When The Patriots Rise Up
When you talk to your more emphatic gun advocates about the proposition of regulating guns, a similar refrain always arises: we have guns to protect ourselves against tyrannical government. Guns, you see, have the ancillary benefits of being awesome for home defense and hunting (unless you shoot the wrong person or whatever, but that only happens once every vice-presidential hunting trip). But the overarching reason the drafters of the Constitution put the Second Amendment in place was so that you could ultimately shoot those drafters.
If need be.
I don't want to litigate the meaning of the Second Amendment, and for the purposes of this post, I'll accept that the above is, in fact, the purpose of the Second Amendment. In fact, I'll even lay out the principles of the argument:
- The Second Amendment is a constitutional guarantee against tyrannical government overreach.
- The Second Amendment justifies armed, violent rebellion against the government when the government intrudes on the rights of its citizens.
- Those who engage in that armed, violent rebellion will be justified by their opposition to the previously mentioned tyrannical overreach.
Let's assume all of that's true. The question, then, isn't whether we should regulate guns...the question is how, when you start shooting, we determine whether you're a constitutionally justified patriot or Chris Dorner.
The tyrannical government argument rests on the assumption that everyone will know and understand when tyranny is occurring. Reading Dorner's manifesto, it's clear that he intends to strike out against the injustice and corruption he believes pervades the LAPD. One might even call it tyranny, if one were so inclined.

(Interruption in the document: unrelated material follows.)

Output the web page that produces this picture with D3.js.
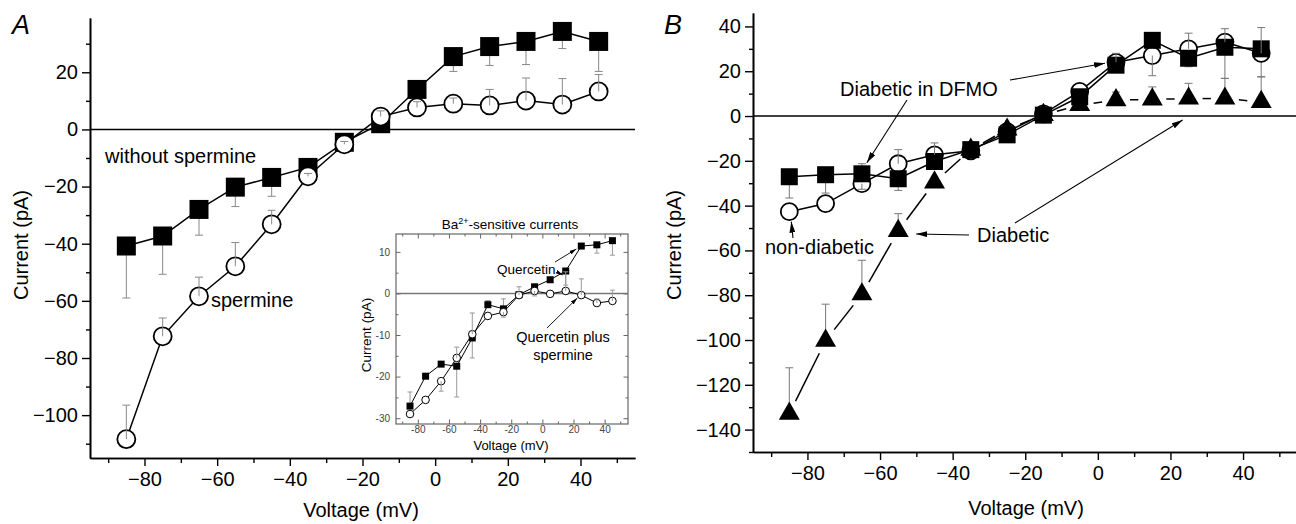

However, Dorner is a murderer, unjustified even by his legitimate grievances to take the lives of innocent people. Generally, that's how these things go - angry anti-government types arm themselves against whatever set of grievances they have, and if and when they take action, their meticulous offense at tyranny is exposed as largely narcissistic rage.

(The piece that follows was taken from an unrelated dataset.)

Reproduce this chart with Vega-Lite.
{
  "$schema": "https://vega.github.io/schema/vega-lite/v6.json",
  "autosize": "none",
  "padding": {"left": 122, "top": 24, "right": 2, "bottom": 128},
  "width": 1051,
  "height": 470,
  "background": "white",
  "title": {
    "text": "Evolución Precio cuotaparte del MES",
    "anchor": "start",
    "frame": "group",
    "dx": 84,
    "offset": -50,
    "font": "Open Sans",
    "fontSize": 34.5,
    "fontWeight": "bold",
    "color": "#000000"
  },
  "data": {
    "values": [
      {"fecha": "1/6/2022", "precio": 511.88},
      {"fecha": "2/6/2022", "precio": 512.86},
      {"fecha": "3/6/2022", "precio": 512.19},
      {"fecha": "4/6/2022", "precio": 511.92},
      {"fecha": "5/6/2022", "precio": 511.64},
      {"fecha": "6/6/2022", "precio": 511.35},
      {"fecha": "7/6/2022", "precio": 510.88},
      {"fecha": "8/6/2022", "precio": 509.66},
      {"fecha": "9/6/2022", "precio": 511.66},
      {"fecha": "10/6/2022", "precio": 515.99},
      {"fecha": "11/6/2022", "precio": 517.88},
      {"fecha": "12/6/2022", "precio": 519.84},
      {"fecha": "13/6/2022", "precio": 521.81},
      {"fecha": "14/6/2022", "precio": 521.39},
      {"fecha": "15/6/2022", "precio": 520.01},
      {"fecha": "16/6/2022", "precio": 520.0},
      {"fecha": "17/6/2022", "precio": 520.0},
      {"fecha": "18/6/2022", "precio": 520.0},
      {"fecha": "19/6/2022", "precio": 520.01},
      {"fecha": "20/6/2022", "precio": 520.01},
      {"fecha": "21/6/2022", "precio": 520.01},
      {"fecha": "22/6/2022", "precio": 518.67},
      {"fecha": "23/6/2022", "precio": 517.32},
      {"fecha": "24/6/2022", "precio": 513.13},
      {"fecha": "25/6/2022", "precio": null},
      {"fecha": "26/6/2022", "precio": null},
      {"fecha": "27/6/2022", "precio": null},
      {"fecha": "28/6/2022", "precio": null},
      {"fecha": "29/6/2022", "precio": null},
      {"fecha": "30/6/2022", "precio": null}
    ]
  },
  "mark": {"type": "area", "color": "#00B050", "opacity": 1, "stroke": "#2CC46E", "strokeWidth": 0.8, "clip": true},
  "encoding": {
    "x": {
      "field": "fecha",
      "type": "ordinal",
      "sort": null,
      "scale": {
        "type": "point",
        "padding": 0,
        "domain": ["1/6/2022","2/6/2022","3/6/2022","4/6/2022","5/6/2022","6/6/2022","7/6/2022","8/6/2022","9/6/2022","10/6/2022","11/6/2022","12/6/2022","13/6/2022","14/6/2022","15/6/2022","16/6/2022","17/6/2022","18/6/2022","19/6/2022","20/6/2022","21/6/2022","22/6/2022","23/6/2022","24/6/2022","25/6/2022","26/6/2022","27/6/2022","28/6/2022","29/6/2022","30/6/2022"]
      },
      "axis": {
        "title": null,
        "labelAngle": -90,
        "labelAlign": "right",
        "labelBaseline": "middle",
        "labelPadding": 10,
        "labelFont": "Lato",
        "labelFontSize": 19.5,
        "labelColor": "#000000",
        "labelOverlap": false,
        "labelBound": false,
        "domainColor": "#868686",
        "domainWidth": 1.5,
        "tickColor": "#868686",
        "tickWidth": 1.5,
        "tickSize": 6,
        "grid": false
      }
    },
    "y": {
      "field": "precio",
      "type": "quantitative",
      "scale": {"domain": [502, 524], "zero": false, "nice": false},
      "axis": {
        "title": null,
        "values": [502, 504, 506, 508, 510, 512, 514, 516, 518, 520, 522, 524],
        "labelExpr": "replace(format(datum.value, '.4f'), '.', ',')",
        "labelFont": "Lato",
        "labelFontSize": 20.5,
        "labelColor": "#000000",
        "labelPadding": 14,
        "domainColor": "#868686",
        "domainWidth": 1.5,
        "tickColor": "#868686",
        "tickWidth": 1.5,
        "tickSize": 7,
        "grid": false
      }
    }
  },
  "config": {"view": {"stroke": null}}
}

When it comes to our Second Amendment patriots, when are we supposed to know that they're not just Chris Dorner? Or Tim McVeigh? Or some backwoods militia rube who thinks he lost his job because of this year's disfavored ethnic group? If your reason for arming yourself is your belief that the government either has or inevitably will transgress against your rights - and it's always the rights of the individual - then the difference between the narcissism of that "patriot" and the narcissism of people we consider to be monsters is a matter of degree, rather than quality.
The stance in support of broad gun rights has to be something more than the argument that everyone will recognize how wronged people with guns are at some magic, simultaneous moment. Those arguments exist, but they don't let their advocates pretend they're going to put on facepaint, hide out in a tree and get perfect headshots on every faceless soldier of the New World Order after this episode of American Pickers is over.